1. Decide Gaudreau’s long-term future
A 2011 draft selection, Johnny Gaudreau joined the Flames out of college in 2014 and has become one of the club’s offensive cornerstones. But with the Flames failing to move the needle in the playoffs (when they have qualified), some have pondered whether Gaudreau is a fit long-term or if the Flames should cut bait and get assets for their pint-sized powerhouse.
Gaudreau has one season remaining on a contract that pays him $6.75 million against the salary cap and he’s eligible to sign a contract extension when the league calendar flips over on July 28. However, that date also sees Gaudreau’s modified no-trade clause become active and allow him to name five teams that he’ll accept a trade to.
Simply put: the Flames need to have a good idea if Gaudreau’s future will be in Calgary before his no-trade clause kicks in and handcuffs their ability to get full value in the trade market. Gaudreau is one of the few pure offensive needle-movers the Flames have and locking him down long-term makes sense on the ice, but can they agree on terms that make sense for the salary cap, too?
2. Decide Giordano’s immediate future
With the Seattle expansion draft looming, Treliving will likely opt to protect three defencemen. Rasmus Andersson and Noah Hanifin are both young and signed long term. That leaves the last protection spot for either 37-year-old Mark Giordano, the club’s long-time captain and former Norris Trophy winner, or 31-year-old Chris Tanev, who was the club’s most impressive defender in 2020-21 and boosted every partner he played with.
Exposing Giordano risks the Flames losing a franchise icon and rolls the dice on his age and cap hit ($6.75 million) scaring the Kraken away from selecting him. Or it forces Treliving to expend an asset — likely at least a second or third round pick — to hold onto Giordano. Giordano is a fitness nut who has bucked the analytical aging curve for years and likely carries a few seasons of positive on-ice value, but Treliving will have to weigh the price of keeping him against the possibility that Father Time will finally catch up with Giordano in the near future.
If the price is modest, such a third round pick or a minor prospect, paying the Giordano ransom makes hockey sense. But a higher cost would be rolling the dice on Giordano remaining a top four defenceman as he nears the end of his current contract… and his 40s.
3. Stickhandle through the Seattle expansion draft
When Milan Lucic agreed to waive his no-move clause for the expansion draft, Calgary’s expansion protection list became pretty straightforward. They’ll opt to protect a goaltender (Jacob Markstrom), three defencemen (Hanifin, Tanev and Andersson), and seven forwards (Gaudreau, Matthew Tkachuk, Sean Monahan, Elias Lindholm, Mikael Backlund, Dillon Dube and Andrew Mangiapane).

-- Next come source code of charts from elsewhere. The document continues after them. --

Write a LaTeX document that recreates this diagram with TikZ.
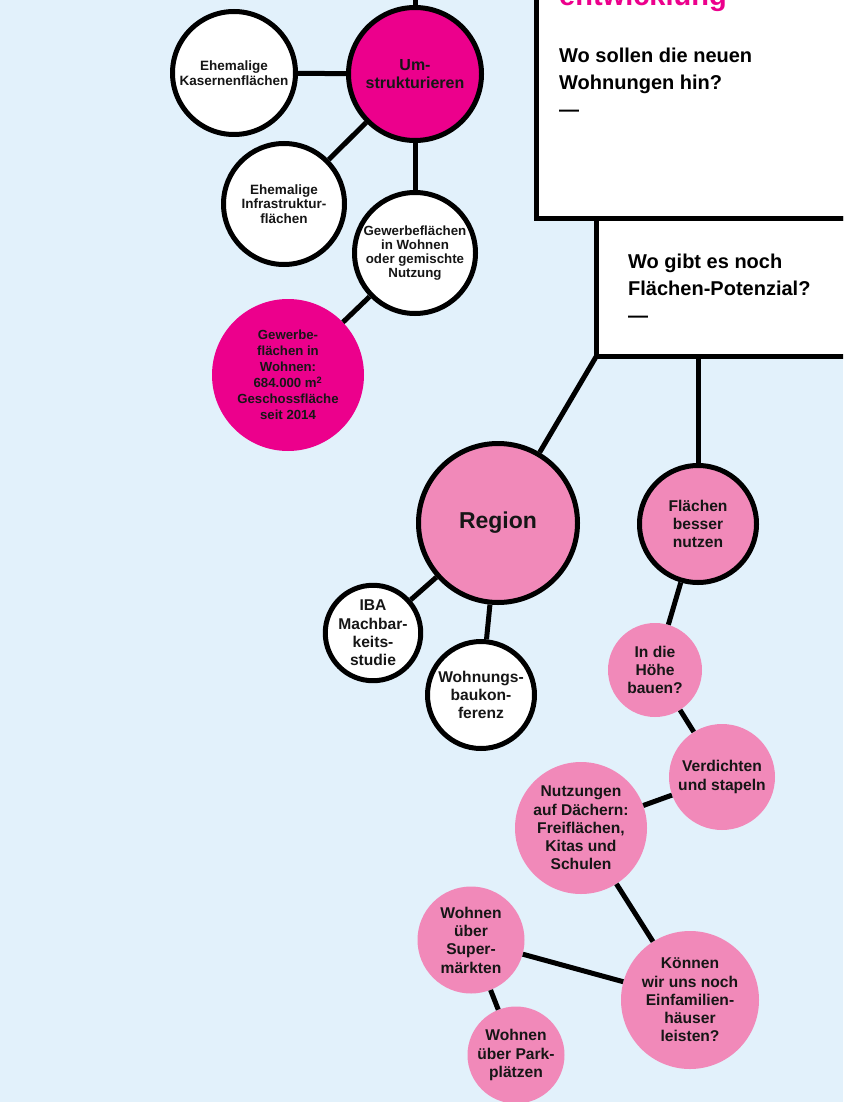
\documentclass[tikz,border=0pt]{standalone}
\usepackage{fontspec}
\setmainfont{Liberation Sans}
\definecolor{hgblau}{HTML}{E2F1FB}
\definecolor{rosa}{HTML}{F189B9}
\definecolor{tmagenta}{HTML}{EC008C}
\definecolor{schrift}{HTML}{161616}
\tikzset{
  linie/.style={line width=5pt},
  blase/.style={circle,inner sep=0pt,align=center,text=schrift},
  rand/.style={draw=black,line width=5pt},
  klein/.style={font=\fontsize{13.5}{14.5}\selectfont\bfseries},
  mittel/.style={font=\fontsize{15.6}{18.3}\selectfont\bfseries},
  kasten/.style={rectangle,draw=black,line width=5pt,fill=white,inner sep=0pt,outer sep=0pt,anchor=south west,minimum width=400pt},
  frage/.style={anchor=base west,align=left,inner sep=0pt,font=\fontsize{20}{27}\selectfont\bfseries}
}
\begin{document}
\begin{tikzpicture}[x=1pt,y=-1pt]
\clip(0,0)rectangle(843,1102);
\fill[hgblau](0,0)rectangle(843,1102);
% Fragekaesten
\node[kasten,minimum height=300pt](kasten1) at (536.5,218){};
\node[kasten,minimum height=138pt](kasten2) at (596.5,356){};
\node[anchor=base west,inner sep=0pt,text=tmagenta,font=\fontsize{29}{30}\selectfont\bfseries](titel) at (559,6){entwicklung};
\node[frage](frage1) at (559,117){Wo sollen die neuen\\Wohnungen hin?\\—};
\node[frage](frage2) at (628,322){Wo gibt es noch\\Flächen-Potenzial?\\—};
% Blasen
\node[blase,rand,fill=white,klein,minimum size=123pt](kaserne) at (234,73){Ehemalige\\Kasernenflächen};
\node[blase,rand,fill=tmagenta,font=\fontsize{16}{18}\selectfont\bfseries,minimum size=133pt](umbau) at (415,74){Um-\\strukturieren};
\node[blase,rand,fill=white,klein,minimum size=121pt](infra) at (284,204){Ehemalige\\Infrastruktur-\\flächen};
\node[blase,rand,fill=white,font=\fontsize{13.3}{14}\selectfont\bfseries,minimum size=121pt](gewerbe) at (415,253){Gewerbeflächen\\in Wohnen\\oder gemischte\\Nutzung};
\node[blase,fill=tmagenta,font=\fontsize{13.2}{16}\selectfont\bfseries,minimum size=152pt](zahl) at (288,375){Gewerbe-\\flächen in\\Wohnen:\\684.000 m\textsuperscript{2}\\Geschossfläche\\seit 2014};
\node[blase,rand,fill=rosa,font=\fontsize{23}{26}\selectfont\bfseries,minimum size=159pt](region) at (498,523){Region};
\node[blase,rand,fill=white,mittel,minimum size=95pt](iba) at (373,633){IBA\\Machbar-\\keits-\\studie};
\node[blase,rand,fill=white,mittel,minimum size=107pt](konferenz) at (481,695){Wohnungs-\\baukon-\\ferenz};
\node[blase,rand,fill=rosa,mittel,minimum size=117pt](flaechen) at (698,524){Flächen\\besser\\nutzen};
\node[blase,fill=rosa,mittel,minimum size=94pt](hoehe) at (655,670){In die\\Höhe\\bauen?};
\node[blase,fill=rosa,mittel,minimum size=106pt](verdichten) at (722,777){Verdichten\\und stapeln};
\node[blase,fill=rosa,mittel,minimum size=132pt](daecher) at (581,828){Nutzungen\\auf Dächern:\\Freiflächen,\\Kitas und\\Schulen};
\node[blase,fill=rosa,mittel,minimum size=138pt](einfamilie) at (690,1000){Können\\wir uns noch\\Einfamilien-\\häuser\\leisten?};
\node[blase,fill=rosa,mittel,minimum size=107pt](supermarkt) at (471,940){Wohnen\\über\\Super-\\märkten};
\node[blase,fill=rosa,mittel,minimum size=97pt](parkplatz) at (516,1055){Wohnen\\über Park-\\plätzen};
\coordinate(oben) at (415,-10);
% Verbindungen
\draw[linie](umbau)--(oben);
\draw[linie](kaserne)--(umbau);
\draw[linie](umbau)--(infra);
\draw[linie](umbau)--(gewerbe);
\draw[linie](gewerbe)--(zahl);
\draw[linie](kasten2.south west)--(region);
\draw[linie](flaechen)--(flaechen|-kasten2.south);
\draw[linie](region)--(iba);
\draw[linie](region)--(konferenz);
\draw[linie](flaechen)--(hoehe);
\draw[linie](hoehe)--(verdichten);
\draw[linie](verdichten)--(daecher);
\draw[linie](daecher)--(einfamilie);
\draw[linie](einfamilie)--(supermarkt);
\draw[linie](supermarkt)--(parkplatz);
\end{tikzpicture}
\end{document}
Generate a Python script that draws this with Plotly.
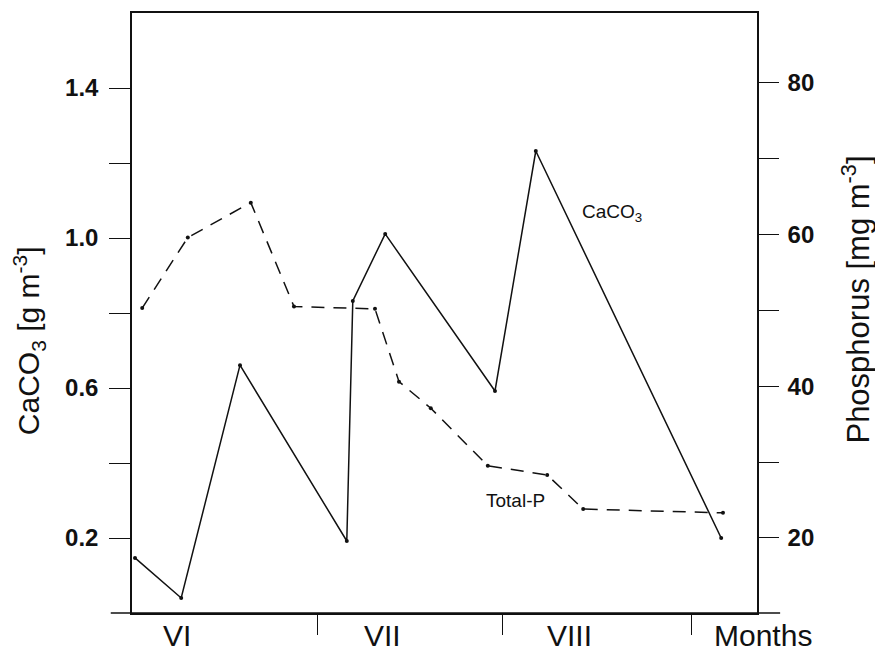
import plotly.graph_objects as go

# ---- data (x in days from start of June) ----
caco3_day = [0.5, 8.2, 18.0, 35.8, 36.8, 42.2, 60.5, 67.3, 98.2]
caco3_val = [0.147, 0.040, 0.661, 0.192, 0.832, 1.011, 0.592, 1.232, 0.200]

p_day = [1.7, 9.3, 19.8, 27.0, 40.5, 44.5, 49.8, 59.3, 69.2, 75.2, 98.5]
p_val = [50.3, 59.6, 64.2, 50.5, 50.2, 40.6, 37.1, 29.5, 28.3, 23.8, 23.3]

month_bounds = [31.0, 61.8, 93.2]
month_names = ["VI", "VII", "VIII"]
month_label_day = [7.5, 41.7, 73.0]

left_major = [0.2, 0.6, 1.0, 1.4]
left_minor = [0.4, 0.8, 1.2]
right_major = [20, 40, 60, 80]
right_minor = [30, 50, 70]

FONT = "Liberation Sans, Arial, sans-serif"
INK = "#111111"

fig = go.Figure()
fig.add_trace(go.Scatter(
    x=caco3_day, y=caco3_val, mode="lines+markers", yaxis="y",
    line=dict(color=INK, width=1.5), marker=dict(color=INK, size=4),
    showlegend=False, cliponaxis=False))
fig.add_trace(go.Scatter(
    x=p_day, y=p_val, mode="lines+markers", yaxis="y2",
    line=dict(color=INK, width=1.5, dash="13px,9px"), marker=dict(color=INK, size=4),
    showlegend=False, cliponaxis=False))

fig.update_layout(
    width=875, height=652, autosize=False,
    margin=dict(l=132, r=118, t=13, b=39),
    paper_bgcolor="white", plot_bgcolor="white",
    font=dict(family=FONT, color=INK),
    xaxis=dict(range=[0, 104.17], showgrid=False, zeroline=False,
               showline=True, mirror=True, linecolor=INK, linewidth=1.5,
               ticks="outside", ticklen=20, tickwidth=1, tickcolor=INK,
               tickmode="array", tickvals=month_bounds, showticklabels=False),
    yaxis=dict(range=[0, 1.6], showgrid=False, zeroline=False,
               showline=True, linecolor=INK, linewidth=1.5,
               ticks="outside", ticklen=21, tickwidth=1, tickcolor=INK,
               tickmode="array", tickvals=left_major, ticktext=["0.2", "0.6", "1.0", "1.4"],
               ticklabelstandoff=6,
               minor=dict(tickmode="array", tickvals=left_minor, ticks="outside",
                          ticklen=21, tickwidth=1, tickcolor=INK, showgrid=False),
               tickfont=dict(size=24, family=FONT, weight="bold", color=INK)),
    yaxis2=dict(range=[10.1, 89.2], overlaying="y", side="right",
                showgrid=False, zeroline=False,
                showline=True, linecolor=INK, linewidth=1.5,
                ticks="outside", ticklen=20, tickwidth=1, tickcolor=INK,
                tickmode="array", tickvals=right_major, ticktext=["20", "40", "60", "80"],
                ticklabelstandoff=4,
                minor=dict(tickmode="array", tickvals=right_minor, ticks="outside",
                           ticklen=20, tickwidth=1, tickcolor=INK, showgrid=False),
                tickfont=dict(size=24, family=FONT, weight="bold", color=INK)),
)

# extended bottom axis line
fig.add_shape(type="line", xref="paper", yref="paper", x0=-0.034, x1=1.037, y0=0, y1=0,
              line=dict(color=INK, width=1.5))

annos = []
for name, d in zip(month_names, month_label_day):
    annos.append(dict(x=d, y=-0.037, xref="x", yref="paper", text=name, showarrow=False,
                      font=dict(size=30, family=FONT, color=INK), xanchor="center", yanchor="middle"))
annos.append(dict(x=1.0096, y=-0.037, xref="paper", yref="paper", text="Months", showarrow=False,
                  font=dict(size=30, family=FONT, color=INK), xanchor="center", yanchor="middle"))
annos.append(dict(x=-0.1648, y=0.453, xref="paper", yref="paper",
                  text="CaCO<sub>3</sub> [g m<sup>-3</sup>]", textangle=-90, showarrow=False,
                  font=dict(size=30, family=FONT, color=INK), xanchor="center", yanchor="middle"))
annos.append(dict(x=1.158, y=0.522, xref="paper", yref="paper",
                  text="Phosphorus [mg m<sup>-3</sup>]", textangle=-90, showarrow=False,
                  font=dict(size=31, family=FONT, color=INK), xanchor="center", yanchor="middle"))
annos.append(dict(x=80, y=1.067, xref="x", yref="y", text="CaCO<sub>3</sub>", showarrow=False,
                  font=dict(size=19, family=FONT, color=INK), xanchor="center", yanchor="middle"))
annos.append(dict(x=64, y=0.299, xref="x", yref="y", text="Total-P", showarrow=False,
                  font=dict(size=19, family=FONT, color=INK), xanchor="center", yanchor="middle"))
fig.update_layout(annotations=annos)

fig.write_html("out.html")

Giordano and Lucic will likely be the biggest names left exposed, but their ages and cap hits may turn off the Kraken — old school GM Ron Francis likely won’t rush out to give a division rival $5 million of cap space if he can avoid it. That leaves the Flames potentially losing one of their less prominent players such as Oliver Kylington, Matthew Phillips, Glenn Gawdin, or Spokane-born pending free agent Derek Ryan.
Of that quartet of youngsters, Kylington may be the most alluring player available. A second round pick in 2015 who’s been stuck behind Calgary’s glut of left-shooting blueliners, the Swedish defenceman boasts great hockey IQ and mobility but occasionally makes puck-handling gaffes. If Seattle can pair him with a stay-at-home type, he could offer them tremendous value at the NHL level.
4. Navigate the NHL Draft
One of Treliving’s strengths has been finding value at the NHL Draft. With the possible exception of 2014, which only produced Sam Bennett, the Flames have managed to find roster players frequently at the draft. The 2015 draft netted Andersson and Mangiapane. The 2016 draft saw them select Tkachuk and Dube. The 2017 draft had the selection of Juuso Valimaki, along with promising prospect Adam Ruzicka.
The Flames have four selections in the first three rounds this year, beginning with 12th overall. Will they grab another forward, as they have in their last two drafts — Jakob Pelletier in 2019 and Connor Zary in 2020 — or will they opt for a blueliner, as they did in 2017 with Juuso Valimaki? Or will they throw a major curveball and go for a goaltender early, which they haven’t done since 2006?
There are a few compelling players, all forwards, that could be available when the Flames draft in the first round: Canadian Cole Sillinger, Swede Fabian Lysell, Finn Aatu Raty, Russian Fyodor Svechkov, and American Matthew Coronato. For a Flames team that needs scoring depth wherever they can find it, any of these promising young scorers would be a good fit.
5. Upgrade the core
The Flames haven’t won a playoff round since 2015, when they took advantage of a favourable match-up to beat Vancouver in six games. They return to the Pacific Division in 2021-22, which features powerhouse teams Vegas and Edmonton and then a free-for-all for the remaining divisional playoff spot (and potential wild-card berths).
After several first-round exits and several playoff misses, the onus is on Treliving to upgrade his core in order to get past the Golden Knights or Oilers next season. After seven seasons without playoff success, and an expensive new building potentially on the horizon, another status quo summer likely won’t cut it for Flames fans or ownership.